STATED GOAL >> Every line of the listing must be reproduced as it stands. Leave the images behind.

SOURCE EXCERPT >>
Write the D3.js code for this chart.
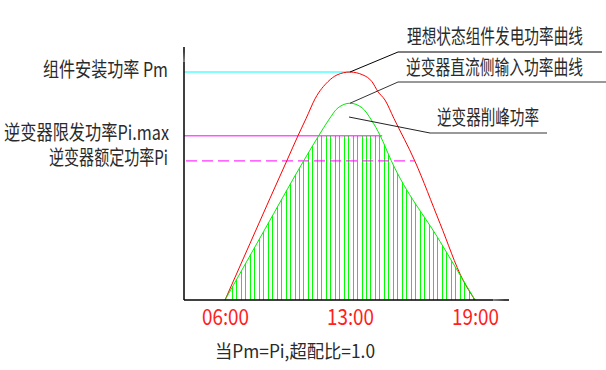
<!DOCTYPE html>
<html>
<head>
<meta charset="utf-8">
<script src="https://cdn.jsdelivr.net/npm/d3@7"></script>
<style>
  html, body { margin: 0; padding: 0; background: #fff; }
  svg { display: block; }
  text { font-family: "Noto Sans CJK SC", "Noto Sans", sans-serif; fill: #2a2a2a; }
</style>
</head>
<body>
<svg id="chart"></svg>
<script>
// time axis (hours) and labels
var hours = [6, 13, 19];
var tickLabels = ["06:00", "13:00", "19:00"];

// ideal module output (red), power per unit of Pm
var redHours = [6, 7.4, 8.52, 9.47, 10.09, 10.54, 11.06, 11.77, 12.27, 13, 13.62, 14.06, 14.34, 14.68, 15.11, 16.11, 17.32, 18.42, 19];
var redPower = [0, 0.248, 0.446, 0.612, 0.721, 0.796, 0.885, 0.958, 0.987, 1, 0.987, 0.957, 0.914, 0.877, 0.796, 0.61, 0.336, 0.088, 0];

// inverter DC input (green)
var greenHours = [6, 8.16, 10.41, 11.25, 11.8, 12.33, 13, 13.58, 14.03, 14.45, 14.98, 17.32, 19];
var greenPower = [0, 0.3, 0.611, 0.721, 0.789, 0.843, 0.863, 0.843, 0.789, 0.721, 0.611, 0.257, 0];

// levels
var pm = 1, piMax = 0.72, pi = 0.61;
var piMaxEnd = 14.45, piEnd = 16.11;

var svgWidth = 606, svgHeight = 370;
var svg = d3.select("#chart")
    .attr("width", svgWidth)
    .attr("height", svgHeight);

var xScale = d3.scaleLinear()
    .domain(hours)
    .range([225, 350, 475]);

var yScale = d3.scaleLinear()
    .domain([0, 1])
    .range([300, 72]);

var axisX = 184, axisTop = 47, axisRight = 509;

var red = redHours.map((h, i) => ({ h: h, p: redPower[i] }));
var green = greenHours.map((h, i) => ({ h: h, p: greenPower[i] }));

var line = d3.line()
    .x(d => xScale(d.h))
    .y(d => yScale(d.p))
    .curve(d3.curveMonotoneX);

var area = d3.area()
    .x(d => xScale(d.h))
    .y0(yScale(0))
    .y1(d => yScale(d.p))
    .curve(d3.curveMonotoneX);

var defs = svg.append("defs");
defs.append("clipPath")
    .attr("id", "clipCut")
    .append("rect")
    .attr("x", 0)
    .attr("y", yScale(piMax))
    .attr("width", svgWidth)
    .attr("height", yScale(0) - yScale(piMax));
defs.append("clipPath")
    .attr("id", "clipArea")
    .append("path")
    .datum(green)
    .attr("d", area);

// hatching under the green curve, cut at Pi.max
var hatchStep = 4.466;
var hatchX = d3.range(232, xScale(19), hatchStep);
svg.append("g")
    .attr("clip-path", "url(#clipCut)")
    .append("g")
    .attr("clip-path", "url(#clipArea)")
    .selectAll("line")
    .data(hatchX)
    .join("line")
    .attr("x1", d => Math.round(d) + 0.5)
    .attr("x2", d => Math.round(d) + 0.5)
    .attr("y1", yScale(0))
    .attr("y2", yScale(piMax))
    .attr("stroke", "#00ff00")
    .attr("stroke-width", 1)
    .attr("shape-rendering", "crispEdges");

// level lines
svg.append("line")
    .attr("x1", axisX).attr("x2", xScale(13))
    .attr("y1", yScale(pm)).attr("y2", yScale(pm))
    .attr("stroke", "#00ffff").attr("stroke-width", 1);

svg.append("line")
    .attr("x1", axisX).attr("x2", xScale(piMaxEnd) + 2)
    .attr("y1", yScale(piMax)).attr("y2", yScale(piMax))
    .attr("stroke", "#ff00ff").attr("stroke-width", 1);

svg.append("line")
    .attr("x1", axisX).attr("x2", xScale(piEnd))
    .attr("y1", yScale(pi)).attr("y2", yScale(pi))
    .attr("stroke", "#ff00ff").attr("stroke-width", 1)
    .attr("stroke-dasharray", "11,5")
    .attr("stroke-dashoffset", -2);

// curves
svg.append("path")
    .datum(red)
    .attr("fill", "none")
    .attr("stroke", "#ff0000")
    .attr("stroke-width", 1)
    .attr("d", line);

svg.append("path")
    .datum(green)
    .attr("fill", "none")
    .attr("stroke", "#00ee00")
    .attr("stroke-width", 1)
    .attr("d", line);

// axes
svg.append("line")
    .attr("x1", axisX).attr("x2", axisX)
    .attr("y1", axisTop).attr("y2", yScale(0))
    .attr("stroke", "#000").attr("stroke-width", 1.5);

svg.append("line")
    .attr("x1", axisX).attr("x2", axisRight)
    .attr("y1", yScale(0)).attr("y2", yScale(0))
    .attr("stroke", "#000").attr("stroke-width", 1.5);

// tiny arrowheads
svg.append("path")
    .attr("d", "M183,62L184,52L185,62Z")
    .attr("fill", "#888");
svg.append("path")
    .attr("d", "M493,299L505,300L493,301Z")
    .attr("fill", "#888");

var gx = svg.append("g")
    .attr("transform", "translate(0," + yScale(0) + ")")
    .call(d3.axisBottom(xScale)
        .tickValues(hours)
        .tickSize(0)
        .tickFormat((d, i) => tickLabels[i]));
gx.select(".domain").remove();
gx.selectAll("text")
    .attr("y", 25)
    .attr("dy", 0)
    .attr("font-size", 22)
    .attr("textLength", 47)
    .attr("lengthAdjust", "spacingAndGlyphs")
    .style("fill", "#ff2020")
    .style("font-family", "'Noto Sans CJK SC', sans-serif");

// leader lines
svg.append("polyline")
    .attr("points", [[xScale(13), yScale(pm)], [398, 52], [602, 52]].join(" "))
    .attr("fill", "none").attr("stroke", "#000").attr("stroke-width", 1);
svg.append("polyline")
    .attr("points", [[xScale(13), yScale(0.863)], [398, 82], [606, 82]].join(" "))
    .attr("fill", "none").attr("stroke", "#333").attr("stroke-width", 1);
svg.append("line")
    .attr("x1", 349).attr("y1", 117).attr("x2", 430).attr("y2", 133)
    .attr("stroke", "#222").attr("stroke-width", 1);
svg.append("line")
    .attr("x1", 430).attr("y1", 133).attr("x2", 547).attr("y2", 133)
    .attr("stroke", "#999").attr("stroke-width", 2);

// texts
function label(txt, x, y, len, size) {
    svg.append("text")
        .attr("x", x)
        .attr("y", y)
        .attr("font-size", size || 20)
        .attr("textLength", len)
        .attr("lengthAdjust", "spacingAndGlyphs")
        .attr("xml:space", "preserve")
        .text(txt);
}
label("组件安装功率 Pm", 43, yScale(pm) + 4.5, 125);
label("逆变器限发功率Pi.max", 4, yScale(piMax) + 4, 165);
label("逆变器额定功率Pi", 49, yScale(pi) + 4.5, 119);
label("理想状态组件发电功率曲线", 407, 43.5, 176);
label("逆变器直流侧输入功率曲线", 406, 75, 177);
label("逆变器削峰功率", 437, 125, 102);
label("当Pm=Pi,超配比=1.0", 215, 358, 160, 18);
</script>
</body>
</html>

TASK OUTPUT >>
Write the D3.js code for this chart.
<!DOCTYPE html>
<html>
<head>
<meta charset="utf-8">
<script src="https://cdn.jsdelivr.net/npm/d3@7"></script>
<style>
  html, body { margin: 0; padding: 0; background: #fff; }
  svg { display: block; }
  text { font-family: "Noto Sans CJK SC", "Noto Sans", sans-serif; fill: #2a2a2a; }
</style>
</head>
<body>
<svg id="chart"></svg>
<script>
// time axis (hours) and labels
var hours = [6, 13, 19];
var tickLabels = ["06:00", "13:00", "19:00"];

// ideal module output (red), power per unit of Pm
var redHours = [6, 7.4, 8.52, 9.47, 10.09, 10.54, 11.06, 11.77, 12.27, 13, 13.62, 14.06, 14.34, 14.68, 15.11, 16.11, 17.32, 18.42, 19];
var redPower = [0, 0.248, 0.446, 0.612, 0.721, 0.796, 0.885, 0.958, 0.987, 1, 0.987, 0.957, 0.914, 0.877, 0.796, 0.61, 0.336, 0.088, 0];

// inverter DC input (green)
var greenHours = [6, 8.16, 10.41, 11.25, 11.8, 12.33, 13, 13.58, 14.03, 14.45, 14.98, 17.32, 19];
var greenPower = [0, 0.3, 0.611, 0.721, 0.789, 0.843, 0.863, 0.843, 0.789, 0.721, 0.611, 0.257, 0];

// levels
var pm = 1, piMax = 0.72, pi = 0.61;
var piMaxEnd = 14.45, piEnd = 16.11;

var svgWidth = 606, svgHeight = 370;
var svg = d3.select("#chart")
    .attr("width", svgWidth)
    .attr("height", svgHeight);

var xScale = d3.scaleLinear()
    .domain(hours)
    .range([225, 350, 475]);

var yScale = d3.scaleLinear()
    .domain([0, 1])
    .range([300, 72]);

var axisX = 184, axisTop = 47, axisRight = 509;

var red = redHours.map((h, i) => ({ h: h, p: redPower[i] }));
var green = greenHours.map((h, i) => ({ h: h, p: greenPower[i] }));

var line = d3.line()
    .x(d => xScale(d.h))
    .y(d => yScale(d.p))
    .curve(d3.curveMonotoneX);

var area = d3.area()
    .x(d => xScale(d.h))
    .y0(yScale(0))
    .y1(d => yScale(d.p))
    .curve(d3.curveMonotoneX);

var defs = svg.append("defs");
defs.append("clipPath")
    .attr("id", "clipCut")
    .append("rect")
    .attr("x", 0)
    .attr("y", yScale(piMax))
    .attr("width", svgWidth)
    .attr("height", yScale(0) - yScale(piMax));
defs.append("clipPath")
    .attr("id", "clipArea")
    .append("path")
    .datum(green)
    .attr("d", area);

// hatching under the green curve, cut at Pi.max
var hatchStep = 4.466;
var hatchX = d3.range(232, xScale(19), hatchStep);
svg.append("g")
    .attr("clip-path", "url(#clipCut)")
    .append("g")
    .attr("clip-path", "url(#clipArea)")
    .selectAll("line")
    .data(hatchX)
    .join("line")
    .attr("x1", d => Math.round(d) + 0.5)
    .attr("x2", d => Math.round(d) + 0.5)
    .attr("y1", yScale(0))
    .attr("y2", yScale(piMax))
    .attr("stroke", "#00ff00")
    .attr("stroke-width", 1)
    .attr("shape-rendering", "crispEdges");

// level lines
svg.append("line")
    .attr("x1", axisX).attr("x2", xScale(13))
    .attr("y1", yScale(pm)).attr("y2", yScale(pm))
    .attr("stroke", "#00ffff").attr("stroke-width", 1);

svg.append("line")
    .attr("x1", axisX).attr("x2", xScale(piMaxEnd) + 2)
    .attr("y1", yScale(piMax)).attr("y2", yScale(piMax))
    .attr("stroke", "#ff00ff").attr("stroke-width", 1);

svg.append("line")
    .attr("x1", axisX).attr("x2", xScale(piEnd))
    .attr("y1", yScale(pi)).attr("y2", yScale(pi))
    .attr("stroke", "#ff00ff").attr("stroke-width", 1)
    .attr("stroke-dasharray", "11,5")
    .attr("stroke-dashoffset", -2);

// curves
svg.append("path")
    .datum(red)
    .attr("fill", "none")
    .attr("stroke", "#ff0000")
    .attr("stroke-width", 1)
    .attr("d", line);

svg.append("path")
    .datum(green)
    .attr("fill", "none")
    .attr("stroke", "#00ee00")
    .attr("stroke-width", 1)
    .attr("d", line);

// axes
svg.append("line")
    .attr("x1", axisX).attr("x2", axisX)
    .attr("y1", axisTop).attr("y2", yScale(0))
    .attr("stroke", "#000").attr("stroke-width", 1.5);

svg.append("line")
    .attr("x1", axisX).attr("x2", axisRight)
    .attr("y1", yScale(0)).attr("y2", yScale(0))
    .attr("stroke", "#000").attr("stroke-width", 1.5);

// tiny arrowheads
svg.append("path")
    .attr("d", "M183,62L184,52L185,62Z")
    .attr("fill", "#888");
svg.append("path")
    .attr("d", "M493,299L505,300L493,301Z")
    .attr("fill", "#888");

var gx = svg.append("g")
    .attr("transform", "translate(0," + yScale(0) + ")")
    .call(d3.axisBottom(xScale)
        .tickValues(hours)
        .tickSize(0)
        .tickFormat((d, i) => tickLabels[i]));
gx.select(".domain").remove();
gx.selectAll("text")
    .attr("y", 25)
    .attr("dy", 0)
    .attr("font-size", 22)
    .attr("textLength", 47)
    .attr("lengthAdjust", "spacingAndGlyphs")
    .style("fill", "#ff2020")
    .style("font-family", "'Noto Sans CJK SC', sans-serif");

// leader lines
svg.append("polyline")
    .attr("points", [[xScale(13), yScale(pm)], [398, 52], [602, 52]].join(" "))
    .attr("fill", "none").attr("stroke", "#000").attr("stroke-width", 1);
svg.append("polyline")
    .attr("points", [[xScale(13), yScale(0.863)], [398, 82], [606, 82]].join(" "))
    .attr("fill", "none").attr("stroke", "#333").attr("stroke-width", 1);
svg.append("line")
    .attr("x1", 349).attr("y1", 117).attr("x2", 430).attr("y2", 133)
    .attr("stroke", "#222").attr("stroke-width", 1);
svg.append("line")
    .attr("x1", 430).attr("y1", 133).attr("x2", 547).attr("y2", 133)
    .attr("stroke", "#999").attr("stroke-width", 2);

// texts
function label(txt, x, y, len, size) {
    svg.append("text")
        .attr("x", x)
        .attr("y", y)
        .attr("font-size", size || 20)
        .attr("textLength", len)
        .attr("lengthAdjust", "spacingAndGlyphs")
        .attr("xml:space", "preserve")
        .text(txt);
}
label("组件安装功率 Pm", 43, yScale(pm) + 4.5, 125);
label("逆变器限发功率Pi.max", 4, yScale(piMax) + 4, 165);
label("逆变器额定功率Pi", 49, yScale(pi) + 4.5, 119);
label("理想状态组件发电功率曲线", 407, 43.5, 176);
label("逆变器直流侧输入功率曲线", 406, 75, 177);
label("逆变器削峰功率", 437, 125, 102);
label("当Pm=Pi,超配比=1.0", 215, 358, 160, 18);
</script>
</body>
</html>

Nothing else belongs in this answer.